P.E.I. wait times for knee/hip replacements coming down

·2 min read
The wait for a knee replacement has gone from 538 to 454 days. (The Associated Press - image credit)
The wait for a knee replacement has gone from 538 to 454 days. (The Associated Press - image credit)

Prince Edward Islanders are not having to wait as long for hip and knee replacement surgeries, but the wait times are still more than double national targets.

The wait times were raised as a concern by the Opposition during the spring sitting of the legislature. Referencing numbers from March, the Opposition noted the average wait for a hip replacement was 468 days, and 538 days for knee surgery. New numbers this week now list wait times of 422 days for hips and 454 for knees.

That is still far longer than the national target of 182 days.

Orthopedic surgeon Dr.
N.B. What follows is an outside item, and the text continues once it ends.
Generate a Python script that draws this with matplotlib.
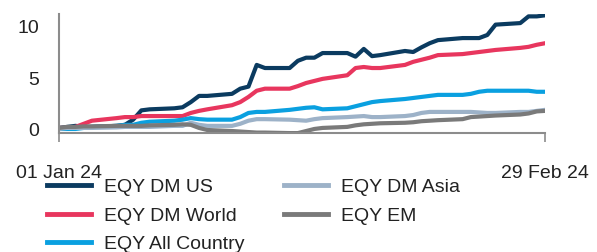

Scott Wotherspoon told Island Morning host Laura Chapin those numbers should continue to come down, following the hiring of a sixth surgeon in November 2019.

"The five of us really just couldn't keep up," said Wotherspoon.

"We lobbied and were successful in getting a sixth orthopedic surgeon here. And I think we will see those numbers come down."

Pandemic slows progress

The COVID-19 pandemic, coming just a few months after the sixth surgeon started, shut down joint surgeries for eight weeks.

CBC
CBC

Surgeons were, however, still seeing patients and adding them to the waiting list. All that means it is taking some time for that sixth surgeon to start having an impact on wait times.

The surgeons have also been making more efficient use of resources on the Island recently, Wotherspoon said, moving more day surgeries to the Prince County Hospital, and freeing up beds at the QEH in Charlottetown.

Supply and demand

While Wotherspoon expects the situation to improve in the short term, he said the province still faces long-term issues.

It comes down to supply and demand, he said. The province increased the supply with the sixth surgeon, but with the Island's demographics demand will continue to increase for the next decade or two.

But he added that is not inevitable, and Islanders can decrease their odds of needing a joint replacement by losing a little weight.

"We put anywhere between three and eight times our body weight through our joints," said Wotherspoon.

"So even a small amount of weight loss can actually help improve the life of any joint."